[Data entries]
___
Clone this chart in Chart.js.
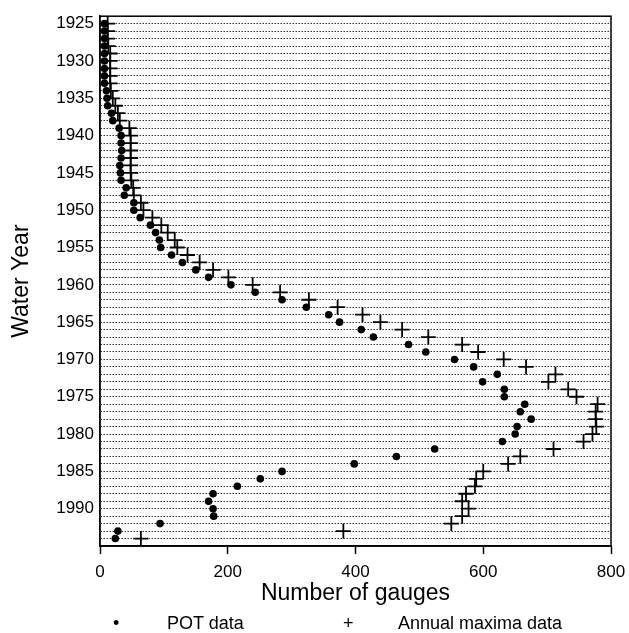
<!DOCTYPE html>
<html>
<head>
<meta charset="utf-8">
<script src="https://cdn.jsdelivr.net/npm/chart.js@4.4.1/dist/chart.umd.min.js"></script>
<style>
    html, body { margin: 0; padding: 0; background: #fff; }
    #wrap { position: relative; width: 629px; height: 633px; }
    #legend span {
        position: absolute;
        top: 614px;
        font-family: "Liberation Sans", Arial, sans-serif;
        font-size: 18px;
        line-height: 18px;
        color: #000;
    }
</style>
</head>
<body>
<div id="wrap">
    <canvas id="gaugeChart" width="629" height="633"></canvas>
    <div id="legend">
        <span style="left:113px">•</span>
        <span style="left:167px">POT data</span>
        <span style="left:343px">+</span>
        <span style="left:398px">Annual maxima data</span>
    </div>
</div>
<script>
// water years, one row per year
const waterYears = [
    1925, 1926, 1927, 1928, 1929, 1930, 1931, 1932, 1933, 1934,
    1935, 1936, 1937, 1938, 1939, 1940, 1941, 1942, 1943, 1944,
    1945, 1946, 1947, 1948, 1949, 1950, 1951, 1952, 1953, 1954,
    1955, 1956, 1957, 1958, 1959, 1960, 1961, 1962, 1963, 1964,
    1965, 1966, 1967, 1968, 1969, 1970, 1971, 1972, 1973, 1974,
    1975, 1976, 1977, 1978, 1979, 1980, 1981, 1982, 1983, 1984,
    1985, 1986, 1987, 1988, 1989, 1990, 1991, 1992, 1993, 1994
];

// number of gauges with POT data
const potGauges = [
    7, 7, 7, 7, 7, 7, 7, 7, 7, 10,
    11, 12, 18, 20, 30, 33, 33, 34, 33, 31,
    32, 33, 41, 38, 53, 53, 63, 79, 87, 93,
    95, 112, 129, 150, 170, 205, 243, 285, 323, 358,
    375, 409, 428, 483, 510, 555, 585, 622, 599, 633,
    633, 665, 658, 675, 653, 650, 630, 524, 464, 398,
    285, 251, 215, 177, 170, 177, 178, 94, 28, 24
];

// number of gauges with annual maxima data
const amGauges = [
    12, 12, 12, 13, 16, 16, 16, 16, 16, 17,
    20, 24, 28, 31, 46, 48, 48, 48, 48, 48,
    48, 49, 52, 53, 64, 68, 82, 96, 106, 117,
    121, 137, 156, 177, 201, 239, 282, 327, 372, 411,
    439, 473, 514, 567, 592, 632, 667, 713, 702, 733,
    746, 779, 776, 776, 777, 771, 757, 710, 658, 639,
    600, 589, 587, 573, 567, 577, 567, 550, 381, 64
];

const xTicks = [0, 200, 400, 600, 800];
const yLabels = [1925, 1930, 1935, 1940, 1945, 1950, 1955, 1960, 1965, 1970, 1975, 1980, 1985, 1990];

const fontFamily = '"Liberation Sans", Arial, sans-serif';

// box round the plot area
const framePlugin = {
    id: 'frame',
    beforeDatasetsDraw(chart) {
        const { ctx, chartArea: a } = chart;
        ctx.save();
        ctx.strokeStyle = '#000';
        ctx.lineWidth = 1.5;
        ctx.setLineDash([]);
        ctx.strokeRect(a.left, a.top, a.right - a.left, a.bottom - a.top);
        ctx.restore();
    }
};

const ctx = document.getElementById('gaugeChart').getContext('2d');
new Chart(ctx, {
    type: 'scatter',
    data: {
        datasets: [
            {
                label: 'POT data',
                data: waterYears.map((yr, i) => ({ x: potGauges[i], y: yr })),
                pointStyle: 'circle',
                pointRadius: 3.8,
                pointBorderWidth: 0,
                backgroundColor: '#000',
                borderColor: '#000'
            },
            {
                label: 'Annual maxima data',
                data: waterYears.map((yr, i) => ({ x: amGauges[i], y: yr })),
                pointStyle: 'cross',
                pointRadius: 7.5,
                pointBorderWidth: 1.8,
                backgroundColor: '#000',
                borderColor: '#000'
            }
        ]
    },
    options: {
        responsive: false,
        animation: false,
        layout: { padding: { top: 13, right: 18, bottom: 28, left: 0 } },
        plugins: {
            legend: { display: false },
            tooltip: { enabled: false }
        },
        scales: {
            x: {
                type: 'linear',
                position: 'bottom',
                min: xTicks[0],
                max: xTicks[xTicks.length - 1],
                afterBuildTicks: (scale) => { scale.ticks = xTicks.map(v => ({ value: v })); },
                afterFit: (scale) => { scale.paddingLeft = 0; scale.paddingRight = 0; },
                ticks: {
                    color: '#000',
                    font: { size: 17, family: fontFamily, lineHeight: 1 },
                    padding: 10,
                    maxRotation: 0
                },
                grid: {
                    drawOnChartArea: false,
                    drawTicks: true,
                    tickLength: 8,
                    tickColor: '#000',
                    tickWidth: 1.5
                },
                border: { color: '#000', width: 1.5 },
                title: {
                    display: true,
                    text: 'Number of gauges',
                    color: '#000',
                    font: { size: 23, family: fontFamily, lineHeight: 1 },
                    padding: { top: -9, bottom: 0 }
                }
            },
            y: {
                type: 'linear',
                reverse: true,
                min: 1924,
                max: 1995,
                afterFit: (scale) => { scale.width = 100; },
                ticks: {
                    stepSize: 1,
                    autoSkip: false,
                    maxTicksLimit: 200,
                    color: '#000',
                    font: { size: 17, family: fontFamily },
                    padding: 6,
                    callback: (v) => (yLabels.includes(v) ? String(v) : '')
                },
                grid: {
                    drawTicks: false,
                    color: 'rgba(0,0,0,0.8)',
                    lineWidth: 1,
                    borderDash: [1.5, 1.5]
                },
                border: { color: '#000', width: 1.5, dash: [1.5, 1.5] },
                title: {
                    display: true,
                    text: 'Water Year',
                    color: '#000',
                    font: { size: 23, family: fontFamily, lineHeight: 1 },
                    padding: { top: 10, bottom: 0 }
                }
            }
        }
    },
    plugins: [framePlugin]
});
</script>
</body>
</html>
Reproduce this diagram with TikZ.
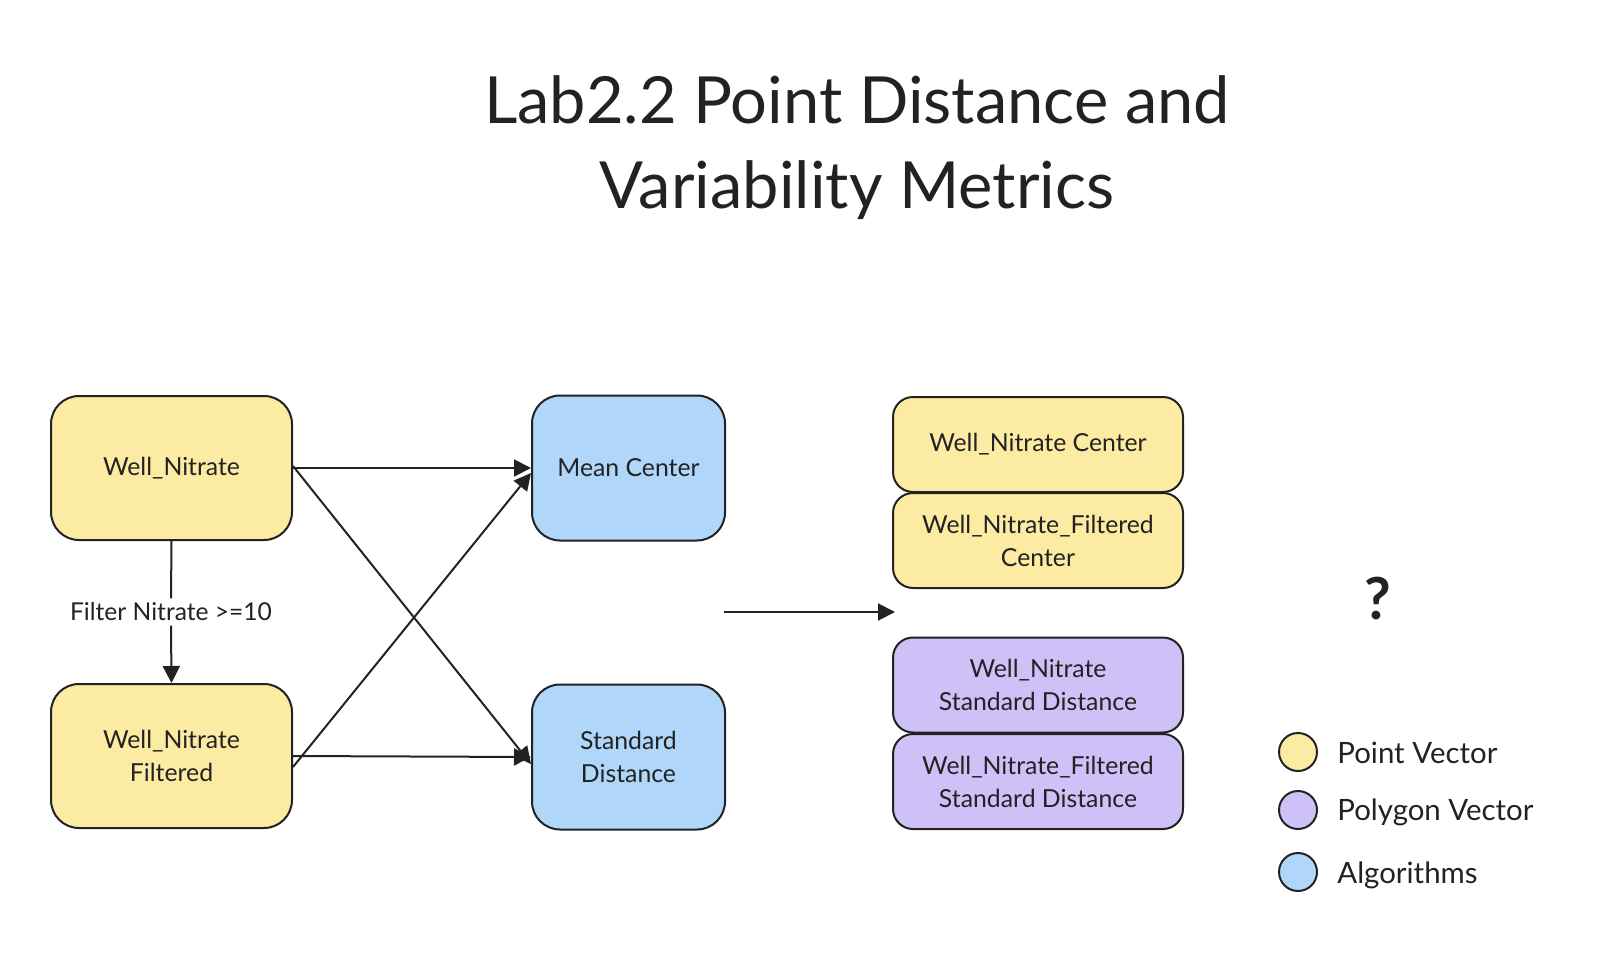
___
[WHAT THE EXERCISE ASKS]: Return each line of the data, keeping its wording exact and omitting pictures.

[RESULT]:
Clone this chart in Chart.js.
<!DOCTYPE html>
<html>
<head>
<meta charset="utf-8">
<script src="https://cdn.jsdelivr.net/npm/chart.js@4.4.1/dist/chart.umd.min.js"></script>
<style>
    html, body { margin: 0; padding: 0; background: #fff; }
    #wrap { position: relative; width: 629px; height: 633px; }
    #legend span {
        position: absolute;
        top: 614px;
        font-family: "Liberation Sans", Arial, sans-serif;
        font-size: 18px;
        line-height: 18px;
        color: #000;
    }
</style>
</head>
<body>
<div id="wrap">
    <canvas id="gaugeChart" width="629" height="633"></canvas>
    <div id="legend">
        <span style="left:113px">•</span>
        <span style="left:167px">POT data</span>
        <span style="left:343px">+</span>
        <span style="left:398px">Annual maxima data</span>
    </div>
</div>
<script>
// water years, one row per year
const waterYears = [
    1925, 1926, 1927, 1928, 1929, 1930, 1931, 1932, 1933, 1934,
    1935, 1936, 1937, 1938, 1939, 1940, 1941, 1942, 1943, 1944,
    1945, 1946, 1947, 1948, 1949, 1950, 1951, 1952, 1953, 1954,
    1955, 1956, 1957, 1958, 1959, 1960, 1961, 1962, 1963, 1964,
    1965, 1966, 1967, 1968, 1969, 1970, 1971, 1972, 1973, 1974,
    1975, 1976, 1977, 1978, 1979, 1980, 1981, 1982, 1983, 1984,
    1985, 1986, 1987, 1988, 1989, 1990, 1991, 1992, 1993, 1994
];

// number of gauges with POT data
const potGauges = [
    7, 7, 7, 7, 7, 7, 7, 7, 7, 10,
    11, 12, 18, 20, 30, 33, 33, 34, 33, 31,
    32, 33, 41, 38, 53, 53, 63, 79, 87, 93,
    95, 112, 129, 150, 170, 205, 243, 285, 323, 358,
    375, 409, 428, 483, 510, 555, 585, 622, 599, 633,
    633, 665, 658, 675, 653, 650, 630, 524, 464, 398,
    285, 251, 215, 177, 170, 177, 178, 94, 28, 24
];

// number of gauges with annual maxima data
const amGauges = [
    12, 12, 12, 13, 16, 16, 16, 16, 16, 17,
    20, 24, 28, 31, 46, 48, 48, 48, 48, 48,
    48, 49, 52, 53, 64, 68, 82, 96, 106, 117,
    121, 137, 156, 177, 201, 239, 282, 327, 372, 411,
    439, 473, 514, 567, 592, 632, 667, 713, 702, 733,
    746, 779, 776, 776, 777, 771, 757, 710, 658, 639,
    600, 589, 587, 573, 567, 577, 567, 550, 381, 64
];

const xTicks = [0, 200, 400, 600, 800];
const yLabels = [1925, 1930, 1935, 1940, 1945, 1950, 1955, 1960, 1965, 1970, 1975, 1980, 1985, 1990];

const fontFamily = '"Liberation Sans", Arial, sans-serif';

// box round the plot area
const framePlugin = {
    id: 'frame',
    beforeDatasetsDraw(chart) {
        const { ctx, chartArea: a } = chart;
        ctx.save();
        ctx.strokeStyle = '#000';
        ctx.lineWidth = 1.5;
        ctx.setLineDash([]);
        ctx.strokeRect(a.left, a.top, a.right - a.left, a.bottom - a.top);
        ctx.restore();
    }
};

const ctx = document.getElementById('gaugeChart').getContext('2d');
new Chart(ctx, {
    type: 'scatter',
    data: {
        datasets: [
            {
                label: 'POT data',
                data: waterYears.map((yr, i) => ({ x: potGauges[i], y: yr })),
                pointStyle: 'circle',
                pointRadius: 3.8,
                pointBorderWidth: 0,
                backgroundColor: '#000',
                borderColor: '#000'
            },
            {
                label: 'Annual maxima data',
                data: waterYears.map((yr, i) => ({ x: amGauges[i], y: yr })),
                pointStyle: 'cross',
                pointRadius: 7.5,
                pointBorderWidth: 1.8,
                backgroundColor: '#000',
                borderColor: '#000'
            }
        ]
    },
    options: {
        responsive: false,
        animation: false,
        layout: { padding: { top: 13, right: 18, bottom: 28, left: 0 } },
        plugins: {
            legend: { display: false },
            tooltip: { enabled: false }
        },
        scales: {
            x: {
                type: 'linear',
                position: 'bottom',
                min: xTicks[0],
                max: xTicks[xTicks.length - 1],
                afterBuildTicks: (scale) => { scale.ticks = xTicks.map(v => ({ value: v })); },
                afterFit: (scale) => { scale.paddingLeft = 0; scale.paddingRight = 0; },
                ticks: {
                    color: '#000',
                    font: { size: 17, family: fontFamily, lineHeight: 1 },
                    padding: 10,
                    maxRotation: 0
                },
                grid: {
                    drawOnChartArea: false,
                    drawTicks: true,
                    tickLength: 8,
                    tickColor: '#000',
                    tickWidth: 1.5
                },
                border: { color: '#000', width: 1.5 },
                title: {
                    display: true,
                    text: 'Number of gauges',
                    color: '#000',
                    font: { size: 23, family: fontFamily, lineHeight: 1 },
                    padding: { top: -9, bottom: 0 }
                }
            },
            y: {
                type: 'linear',
                reverse: true,
                min: 1924,
                max: 1995,
                afterFit: (scale) => { scale.width = 100; },
                ticks: {
                    stepSize: 1,
                    autoSkip: false,
                    maxTicksLimit: 200,
                    color: '#000',
                    font: { size: 17, family: fontFamily },
                    padding: 6,
                    callback: (v) => (yLabels.includes(v) ? String(v) : '')
                },
                grid: {
                    drawTicks: false,
                    color: 'rgba(0,0,0,0.8)',
                    lineWidth: 1,
                    borderDash: [1.5, 1.5]
                },
                border: { color: '#000', width: 1.5, dash: [1.5, 1.5] },
                title: {
                    display: true,
                    text: 'Water Year',
                    color: '#000',
                    font: { size: 23, family: fontFamily, lineHeight: 1 },
                    padding: { top: 10, bottom: 0 }
                }
            }
        }
    },
    plugins: [framePlugin]
});
</script>
</body>
</html>
Reproduce this diagram with TikZ.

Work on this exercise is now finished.